When you work in log odds, the distance between any two degrees of uncertainty equals the amount of evidence you would need to go from one to the other. That is, the log odds gives us a natural measure of spacing among degrees of confidence.
Using the log odds exposes the fact that reaching infinite certainty requires infinitely strong evidence, just as infinite absurdity requires infinitely strong counterevidence.
Furthermore, all sorts of standard theorems in probability have special cases if you try to plug 1s or 0s into them—like what happens if you try to do a Bayesian update on an observation to which you assigned probability 0.

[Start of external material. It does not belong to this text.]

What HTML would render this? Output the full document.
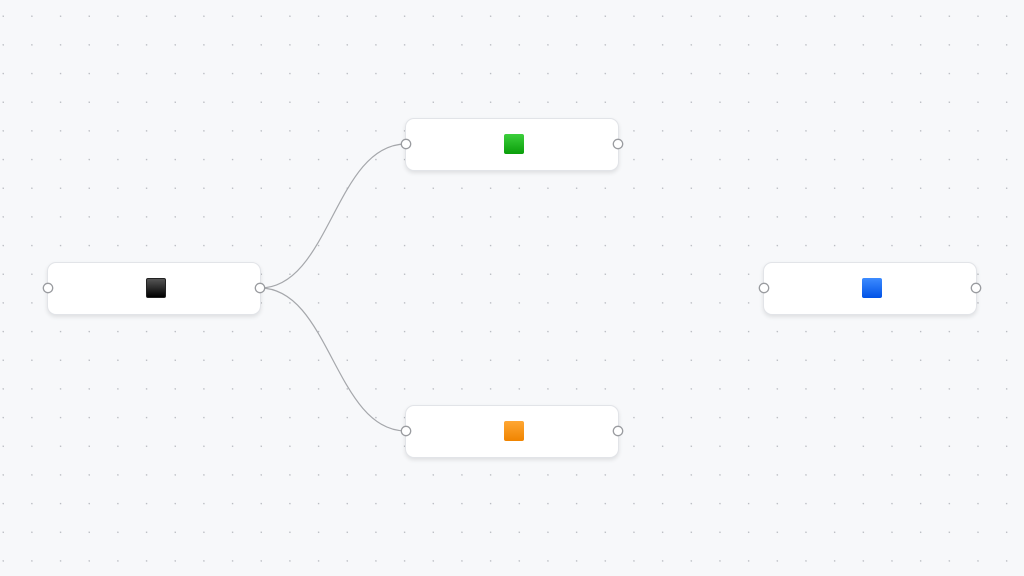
<!DOCTYPE html>
<html><head><style>
body{margin:0;width:1024px;height:576px;overflow:hidden;background:#f7f8fa;position:relative;font-family:"Liberation Sans",sans-serif}
.bg{position:absolute;inset:0}
.n{position:absolute;width:214px;height:53px;background:#fff;border:1px solid #e2e4e8;border-radius:9px;box-shadow:0 2px 4px rgba(0,0,0,0.1);box-sizing:border-box}
.sq{position:absolute;left:98px;top:15px;width:20px;height:20px;border-radius:2px}
</style></head><body>
<svg class="bg" width="1024" height="576">
<defs><pattern id="d" x="2.5" y="15.5" width="28.67" height="28.67" patternUnits="userSpaceOnUse"><circle cx="0.7" cy="0.7" r="0.75" fill="#b4b7bd"/></pattern></defs>
<rect width="1024" height="576" fill="url(#d)"/>
</svg>
<div class="n" style="left:47px;top:262px"><div class="sq" style="background:linear-gradient(#555,#000);border:1px solid #222;box-sizing:border-box"></div></div>
<div class="n" style="left:405px;top:118px"><div class="sq" style="background:linear-gradient(#3ccf3c,#0a9e0a)"></div></div>
<div class="n" style="left:405px;top:405px"><div class="sq" style="background:linear-gradient(#ffa733,#f08400)"></div></div>
<div class="n" style="left:763px;top:262px"><div class="sq" style="background:linear-gradient(#3d8bff,#0052e6)"></div></div>
<svg class="bg" width="1024" height="576">
<g fill="none" stroke="#a5a7ab" stroke-width="1.2">
<path d="M260 288 C330 288,335 144,406 144"/>
<path d="M260 288 C330 288,335 431,406 431"/>
</g>
<g fill="#fff" stroke="#9a9ca0" stroke-width="1.3">
<circle cx="48" cy="288" r="4.7"/><circle cx="260" cy="288" r="4.7"/>
<circle cx="406" cy="144" r="4.7"/><circle cx="618" cy="144" r="4.7"/>
<circle cx="406" cy="431" r="4.7"/><circle cx="618" cy="431" r="4.7"/>
<circle cx="764" cy="288" r="4.7"/><circle cx="976" cy="288" r="4.7"/>
</g>
</svg>
</body></html>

So I propose that it makes sense to say that 1 and 0 are not in the probabilities; just as negative and positive infinity, which do not obey the field axioms, are not in the real numbers.
The main reason this would upset probability theorists is that we would need to rederive theorems previously obtained by assuming that we can marginalize over a joint probability by adding up all the pieces and having them sum to 1.
However, in the real world, when you roll a die, it doesn’t literally have infinite certainty of coming up some number between 1 and 6. The die might land on its edge; or get struck by a meteor; or the Dark Lords of the Matrix might reach in and write “37” on one side.
If you made a magical symbol to stand for “all possibilities I haven’t considered,” then you could marginalize over the events including this magical symbol, and arrive at a magical symbol “T ” that stands for infinite certainty.
But I would rather ask whether there’s some way to derive a theorem without using magic symbols with special behaviors. That would be more elegant. Just as there are mathematicians who refuse to believe in the law of the excluded middle or infinite sets, I would like to be a probability theorist who doesn’t believe in absolute certainty.